What if your grandparents were amazing enough to convince you that your house, out of the entire world, was Santa's fifth stop? That's what mine did! And let me tell you, I felt incredibly special and ultra-important. (Seriously, did those first four houses even matter?) That wasn't just a tiny beam of sunshine; it was a colossal one! 


But the much older desperado, that unfeeling cardboard cutout, made a unilateral decision – against his wife's protests, because he "knew better" – that he alone decided to shatter his children's belief in Santa Claus. What had happened to me? Why had I forgotten the precious gift my grandparents gave me, that feeling of importance that fueled years of bragging about being the fifth house Santa visited? How had my heart hardened to the point where I couldn't understand that my kids deserved that same touch of innocent magic in their lives? 


Their arguments, especially my son's, were as logical, intelligent, and heart-wrenchingly honest as they were innocent. He was so young, so vulnerable, protesting my cruelty to him and his sister. "But how did this" and "how did that," he pleaded, but his words fell on deaf ears. His sister, almost two years older, responded with heartbreaking sincerity and tenderness – taking on a burden I should have carried – years down the road. As I look back, I realize the depth of my cruelty. 


While they never received anything close to the gift my grandparents had given me, my kids still had the yearly anticipation, the wonder that transcended their world, their friends, family – even their parents.
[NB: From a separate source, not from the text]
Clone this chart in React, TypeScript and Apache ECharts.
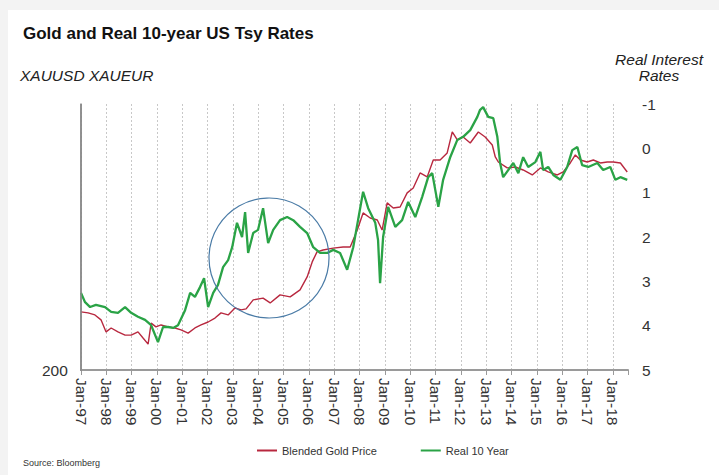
import React, { useEffect, useRef } from "react";
import * as echarts from "echarts";

// Blended gold price (left, log scale)
const goldDates = [
  1997.0, 1997.28, 1997.55, 1997.79, 1997.99, 1998.19, 1998.46, 1998.74, 1998.98, 1999.25,
  1999.45, 1999.65, 1999.77, 1999.96, 2000.16, 2000.44, 2000.71, 2000.95, 2001.23, 2001.5,
  2001.74, 2002.02, 2002.29, 2002.53, 2002.81, 2003.08, 2003.32, 2003.52, 2003.8, 2004.19,
  2004.47, 2004.86, 2005.26, 2005.65, 2005.93, 2006.13, 2006.32, 2006.56, 2006.96, 2007.35,
  2007.63, 2007.91, 2008.14, 2008.42, 2008.7, 2008.89, 2009.09, 2009.33, 2009.6, 2009.88,
  2010.12, 2010.39, 2010.67, 2010.91, 2011.18, 2011.46, 2011.66, 2011.86, 2012.09, 2012.37,
  2012.69, 2012.96, 2013.24, 2013.36, 2013.48, 2013.83, 2014.15, 2014.46, 2014.82, 2015.14,
  2015.45, 2015.81, 2016.04, 2016.32, 2016.52, 2016.72, 2016.99, 2017.23, 2017.51, 2017.78,
  2018.02, 2018.3, 2018.57,
];
const goldValues = [
  336, 333, 327, 313, 281, 291, 281, 273, 273, 281,
  266, 252, 304, 294, 299, 294, 291, 286, 278, 291,
  299, 307, 318, 333, 327, 348, 342, 345, 374, 380,
  364, 391, 384, 409, 459, 525, 574, 584, 594, 600,
  600, 698, 813, 777, 763, 698, 889, 850, 857, 972,
  1016, 1162, 1121, 1304, 1304, 1389, 1675, 1560, 1602, 1518,
  1675, 1602, 1491, 1340, 1281, 1215, 1225, 1193, 1141, 1215,
  1172, 1141, 1172, 1270, 1364, 1304, 1281, 1304, 1270, 1281,
  1281, 1270, 1172,
];

// Real 10-year US Treasury yield (right, inverted)
const rateDates = [
  1997.0, 1997.16, 1997.36, 1997.59, 1997.95, 1998.19, 1998.46, 1998.74, 1998.98, 1999.25,
  1999.53, 1999.77, 2000.04, 2000.24, 2000.44, 2000.64, 2000.83, 2001.11, 2001.31, 2001.5,
  2001.7, 2001.86, 2002.02, 2002.22, 2002.41, 2002.61, 2002.81, 2002.97, 2003.16, 2003.36,
  2003.48, 2003.6, 2003.8, 2003.99, 2004.19, 2004.39, 2004.59, 2004.86, 2005.14, 2005.38,
  2005.65, 2005.93, 2006.17, 2006.44, 2006.72, 2006.96, 2007.23, 2007.51, 2007.75, 2007.94,
  2008.14, 2008.34, 2008.62, 2008.73, 2008.81, 2008.93, 2009.13, 2009.41, 2009.68, 2009.92,
  2010.2, 2010.47, 2010.71, 2010.87, 2011.11, 2011.3, 2011.58, 2011.86, 2012.09, 2012.37,
  2012.65, 2012.76, 2012.88, 2013.08, 2013.28, 2013.44, 2013.55, 2013.67, 2013.87, 2014.07,
  2014.27, 2014.46, 2014.66, 2014.94, 2015.14, 2015.25, 2015.45, 2015.65, 2015.93, 2016.2,
  2016.4, 2016.6, 2016.79, 2017.03, 2017.39, 2017.62, 2017.9, 2018.1, 2018.3, 2018.57,
];
const rateValues = [
  3.26, 3.47, 3.58, 3.53, 3.58, 3.69, 3.71, 3.58, 3.71, 3.8,
  3.87, 3.99, 4.37, 4.03, 4.03, 4.05, 3.99, 3.65, 3.26, 3.35,
  3.13, 2.93, 3.58, 3.26, 3.08, 2.68, 2.52, 2.23, 1.68, 2.0,
  1.44, 2.36, 1.91, 1.84, 1.35, 2.14, 1.84, 1.62, 1.55, 1.62,
  1.77, 1.91, 2.23, 2.36, 2.36, 2.29, 2.36, 2.74, 2.23, 1.62,
  0.98, 1.35, 1.68, 2.07, 3.04, 2.0, 1.32, 1.77, 1.62, 1.21,
  1.55, 1.1, 0.65, 0.56, 1.32, 0.71, 0.2, -0.19, -0.26, -0.41,
  -0.71, -0.87, -0.93, -0.71, -0.68, -0.26, 0.33, 0.65, 0.49, 0.33,
  0.56, 0.2, 0.42, 0.31, 0.08, 0.49, 0.42, 0.6, 0.71, 0.42,
  0.04, -0.03, 0.38, 0.42, 0.33, 0.49, 0.42, 0.71, 0.65, 0.71,
];

const goldAxisLabel = "200";

const FONT = "'Liberation Sans', Arial, Helvetica, sans-serif";

export default function App() {
  const ref = useRef<HTMLDivElement>(null);

  useEffect(() => {
    if (!ref.current) return;
    const chart = echarts.init(ref.current, null, { renderer: "svg" });
    const goldData = goldDates.map((d, i) => [d, goldValues[i]]);
    const rateData = rateDates.map((d, i) => [d, rateValues[i]]);

    chart.setOption({
      animation: false,
      textStyle: { fontFamily: FONT },
      title: [
        {
          text: "Gold and Real 10-year US Tsy Rates",
          left: 18,
          top: 20,
          textStyle: { fontFamily: FONT, fontSize: 17, fontWeight: "bold", color: "#111" },
        },
        {
          text: "XAUUSD XAUEUR",
          left: 15,
          top: 62,
          textStyle: { fontFamily: FONT, fontSize: 15.5, fontStyle: "italic", fontWeight: "normal", color: "#222" },
        },
      ],
      grid: { left: 81, right: 91, top: 104, bottom: 105 },
      legend: {
        left: 252,
        top: 440,
        icon: "rect",
        itemWidth: 20,
        itemHeight: 2,
        itemGap: 44,
        textStyle: { fontFamily: FONT, fontSize: 11, color: "#333" },
        data: ["Blended Gold Price", "Real 10 Year"],
      },
      xAxis: {
        type: "value",
        min: 1997,
        max: 2018.6,
        interval: 1,
        axisLine: { show: true, onZero: false, lineStyle: { color: "#9a9a9a", width: 2 } },
        axisTick: { show: true, length: 5, lineStyle: { color: "#9a9a9a", width: 1 } },
        axisLabel: {
          rotate: -90,
          margin: 8,
          fontSize: 15.5,
          color: "#333",
          fontFamily: FONT,
          formatter: (v: number) =>
            Math.abs(v - Math.round(v)) > 0.01 ? "" : "Jan-" + String(Math.round(v) % 100).padStart(2, "0"),
        },
        splitLine: {
          show: true,
          showMaxLine: false,
          lineStyle: { color: "#c8c8c8", type: [2, 2], width: 1 },
        },
      },
      yAxis: [
        {
          type: "log",
          min: 200,
          max: 2150,
          position: "left",
          axisLine: { show: true, lineStyle: { color: "#8a8a8a", width: 1.5 } },
          axisTick: { show: true, length: 1, lineStyle: { opacity: 0 } },
          splitLine: { show: true, lineStyle: { opacity: 0 } },
          axisLabel: { show: false },
        },
        {
          type: "value",
          inverse: true,
          min: -1,
          max: 5,
          interval: 1,
          position: "right",
          axisLine: { show: false },
          axisTick: { show: false },
          splitLine: { show: false },
          axisLabel: {
            margin: 14,
            fontSize: 15.5,
            color: "#333",
            fontFamily: FONT,
          },
        },
      ],
      series: [
        {
          name: "Blended Gold Price",
          type: "line",
          yAxisIndex: 0,
          data: goldData,
          showSymbol: false,
          lineStyle: { color: "#b8283f", width: 1.4 },
          itemStyle: { color: "#b8283f" },
          z: 2,
        },
        {
          name: "Real 10 Year",
          type: "line",
          yAxisIndex: 1,
          data: rateData,
          showSymbol: false,
          lineStyle: { color: "#2aa346", width: 2.3 },
          itemStyle: { color: "#2aa346" },
          z: 3,
        },
      ],
      graphic: [
        {
          type: "line",
          shape: { x1: 81, y1: 104, x2: 81, y2: 371 },
          style: { stroke: "#8a8a8a", lineWidth: 1.5 },
          z: 50,
        },
        {
          type: "circle",
          shape: { cx: 269, cy: 258, r: 60 },
          style: { fill: "none", stroke: "#4a7ba6", lineWidth: 1.2 },
          z: 10,
        },
        {
          type: "text",
          x: 42,
          y: 370,
          style: {
            text: goldAxisLabel,
            textAlign: "left",
            textVerticalAlign: "middle",
            font: `15.5px ${FONT}`,
            fill: "#333",
          },
          z: 50,
        },
        {
          type: "text",
          x: 659,
          y: 51,
          style: {
            text: "Real Interest\nRates",
            textAlign: "center",
            font: `italic 15.5px ${FONT}`,
            fill: "#222",
            lineHeight: 16.5,
          },
        },
        {
          type: "text",
          x: 23,
          y: 458,
          style: { text: "Source: Bloomberg", font: `9px ${FONT}`, fill: "#333" },
        },
      ],
    });
    return () => chart.dispose();
  }, []);

  return (
    <div style={{ position: "fixed", left: 0, top: 0, width: 719, height: 475, background: "#f3f3f3" }}>
      <div style={{ position: "absolute", left: 8, top: 10, right: 0, bottom: 0, background: "#fff" }} />
      <div ref={ref} style={{ position: "absolute", left: 0, top: 0, width: 719, height: 475 }} />
    </div>
  );
}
Yet, I might as well have ripped my son's heart out and thrown my daughter to the lions. This memory fills me with rage at myself. I feel deep hatred directed solely inward for my actions – how dare I steal something I was taught to cherish? I feel profound sadness for my children, mourning something they can never recapture. Most of all, I feel an unforgivable regret. I feel monstrous, a vile beast. 


The Pinprick of Change 

Points of Light, yes, this is just a pinprick, but I'm casting off the cardboard facade. The desperado has proven, mostly to himself, that he has blood and can bleed his feelings for you. For this, I make no apologies.